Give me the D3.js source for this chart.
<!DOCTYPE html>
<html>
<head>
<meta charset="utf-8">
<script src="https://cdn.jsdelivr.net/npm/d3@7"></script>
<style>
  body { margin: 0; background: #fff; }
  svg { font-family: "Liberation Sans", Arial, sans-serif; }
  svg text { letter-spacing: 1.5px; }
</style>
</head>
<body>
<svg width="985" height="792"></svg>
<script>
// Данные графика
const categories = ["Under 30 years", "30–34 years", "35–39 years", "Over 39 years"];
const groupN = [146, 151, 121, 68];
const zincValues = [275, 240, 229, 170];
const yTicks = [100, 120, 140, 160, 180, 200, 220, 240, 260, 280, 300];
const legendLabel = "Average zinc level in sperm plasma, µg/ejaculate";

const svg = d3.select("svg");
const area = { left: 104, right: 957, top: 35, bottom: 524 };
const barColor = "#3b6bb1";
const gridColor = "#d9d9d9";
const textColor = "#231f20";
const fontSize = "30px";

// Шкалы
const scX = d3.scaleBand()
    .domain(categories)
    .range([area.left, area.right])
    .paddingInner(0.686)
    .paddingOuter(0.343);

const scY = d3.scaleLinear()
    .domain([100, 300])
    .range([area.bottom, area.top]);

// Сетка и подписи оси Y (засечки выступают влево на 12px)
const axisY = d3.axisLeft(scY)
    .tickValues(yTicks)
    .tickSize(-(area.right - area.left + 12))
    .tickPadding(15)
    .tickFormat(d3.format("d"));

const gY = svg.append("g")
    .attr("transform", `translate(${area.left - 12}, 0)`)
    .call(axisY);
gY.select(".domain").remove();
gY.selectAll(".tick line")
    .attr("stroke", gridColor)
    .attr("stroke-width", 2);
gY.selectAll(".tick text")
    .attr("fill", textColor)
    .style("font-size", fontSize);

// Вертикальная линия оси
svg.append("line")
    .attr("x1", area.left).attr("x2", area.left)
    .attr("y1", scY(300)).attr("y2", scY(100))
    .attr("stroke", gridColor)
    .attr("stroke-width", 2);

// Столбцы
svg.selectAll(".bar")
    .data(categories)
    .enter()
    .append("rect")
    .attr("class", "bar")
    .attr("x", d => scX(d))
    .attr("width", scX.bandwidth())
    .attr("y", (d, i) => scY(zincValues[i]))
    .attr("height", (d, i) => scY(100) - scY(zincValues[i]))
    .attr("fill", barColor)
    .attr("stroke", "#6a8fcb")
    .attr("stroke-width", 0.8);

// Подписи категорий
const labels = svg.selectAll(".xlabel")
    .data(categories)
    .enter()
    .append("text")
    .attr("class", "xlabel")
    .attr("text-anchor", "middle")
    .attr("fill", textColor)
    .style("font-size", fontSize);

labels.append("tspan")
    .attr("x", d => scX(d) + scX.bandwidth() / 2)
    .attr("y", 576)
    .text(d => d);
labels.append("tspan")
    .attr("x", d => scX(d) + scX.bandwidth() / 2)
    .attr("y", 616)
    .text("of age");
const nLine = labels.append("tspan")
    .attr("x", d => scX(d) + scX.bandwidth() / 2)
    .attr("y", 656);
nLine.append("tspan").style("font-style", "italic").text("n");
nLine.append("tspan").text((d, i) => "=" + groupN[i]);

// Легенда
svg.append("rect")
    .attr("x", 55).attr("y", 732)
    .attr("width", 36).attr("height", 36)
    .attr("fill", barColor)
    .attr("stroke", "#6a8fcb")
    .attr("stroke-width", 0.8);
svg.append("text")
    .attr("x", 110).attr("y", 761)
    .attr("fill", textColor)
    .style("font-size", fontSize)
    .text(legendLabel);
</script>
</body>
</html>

WHAT IS NEEDED | Repeat the data above, word for word.

ANSWER BELOW |
Give me the D3.js source for this chart.
<!DOCTYPE html>
<html>
<head>
<meta charset="utf-8">
<script src="https://cdn.jsdelivr.net/npm/d3@7"></script>
<style>
  body { margin: 0; background: #fff; }
  svg { font-family: "Liberation Sans", Arial, sans-serif; }
  svg text { letter-spacing: 1.5px; }
</style>
</head>
<body>
<svg width="985" height="792"></svg>
<script>
// Данные графика
const categories = ["Under 30 years", "30–34 years", "35–39 years", "Over 39 years"];
const groupN = [146, 151, 121, 68];
const zincValues = [275, 240, 229, 170];
const yTicks = [100, 120, 140, 160, 180, 200, 220, 240, 260, 280, 300];
const legendLabel = "Average zinc level in sperm plasma, µg/ejaculate";

const svg = d3.select("svg");
const area = { left: 104, right: 957, top: 35, bottom: 524 };
const barColor = "#3b6bb1";
const gridColor = "#d9d9d9";
const textColor = "#231f20";
const fontSize = "30px";

// Шкалы
const scX = d3.scaleBand()
    .domain(categories)
    .range([area.left, area.right])
    .paddingInner(0.686)
    .paddingOuter(0.343);

const scY = d3.scaleLinear()
    .domain([100, 300])
    .range([area.bottom, area.top]);

// Сетка и подписи оси Y (засечки выступают влево на 12px)
const axisY = d3.axisLeft(scY)
    .tickValues(yTicks)
    .tickSize(-(area.right - area.left + 12))
    .tickPadding(15)
    .tickFormat(d3.format("d"));

const gY = svg.append("g")
    .attr("transform", `translate(${area.left - 12}, 0)`)
    .call(axisY);
gY.select(".domain").remove();
gY.selectAll(".tick line")
    .attr("stroke", gridColor)
    .attr("stroke-width", 2);
gY.selectAll(".tick text")
    .attr("fill", textColor)
    .style("font-size", fontSize);

// Вертикальная линия оси
svg.append("line")
    .attr("x1", area.left).attr("x2", area.left)
    .attr("y1", scY(300)).attr("y2", scY(100))
    .attr("stroke", gridColor)
    .attr("stroke-width", 2);

// Столбцы
svg.selectAll(".bar")
    .data(categories)
    .enter()
    .append("rect")
    .attr("class", "bar")
    .attr("x", d => scX(d))
    .attr("width", scX.bandwidth())
    .attr("y", (d, i) => scY(zincValues[i]))
    .attr("height", (d, i) => scY(100) - scY(zincValues[i]))
    .attr("fill", barColor)
    .attr("stroke", "#6a8fcb")
    .attr("stroke-width", 0.8);

// Подписи категорий
const labels = svg.selectAll(".xlabel")
    .data(categories)
    .enter()
    .append("text")
    .attr("class", "xlabel")
    .attr("text-anchor", "middle")
    .attr("fill", textColor)
    .style("font-size", fontSize);

labels.append("tspan")
    .attr("x", d => scX(d) + scX.bandwidth() / 2)
    .attr("y", 576)
    .text(d => d);
labels.append("tspan")
    .attr("x", d => scX(d) + scX.bandwidth() / 2)
    .attr("y", 616)
    .text("of age");
const nLine = labels.append("tspan")
    .attr("x", d => scX(d) + scX.bandwidth() / 2)
    .attr("y", 656);
nLine.append("tspan").style("font-style", "italic").text("n");
nLine.append("tspan").text((d, i) => "=" + groupN[i]);

// Легенда
svg.append("rect")
    .attr("x", 55).attr("y", 732)
    .attr("width", 36).attr("height", 36)
    .attr("fill", barColor)
    .attr("stroke", "#6a8fcb")
    .attr("stroke-width", 0.8);
svg.append("text")
    .attr("x", 110).attr("y", 761)
    .attr("fill", textColor)
    .style("font-size", fontSize)
    .text(legendLabel);
</script>
</body>
</html>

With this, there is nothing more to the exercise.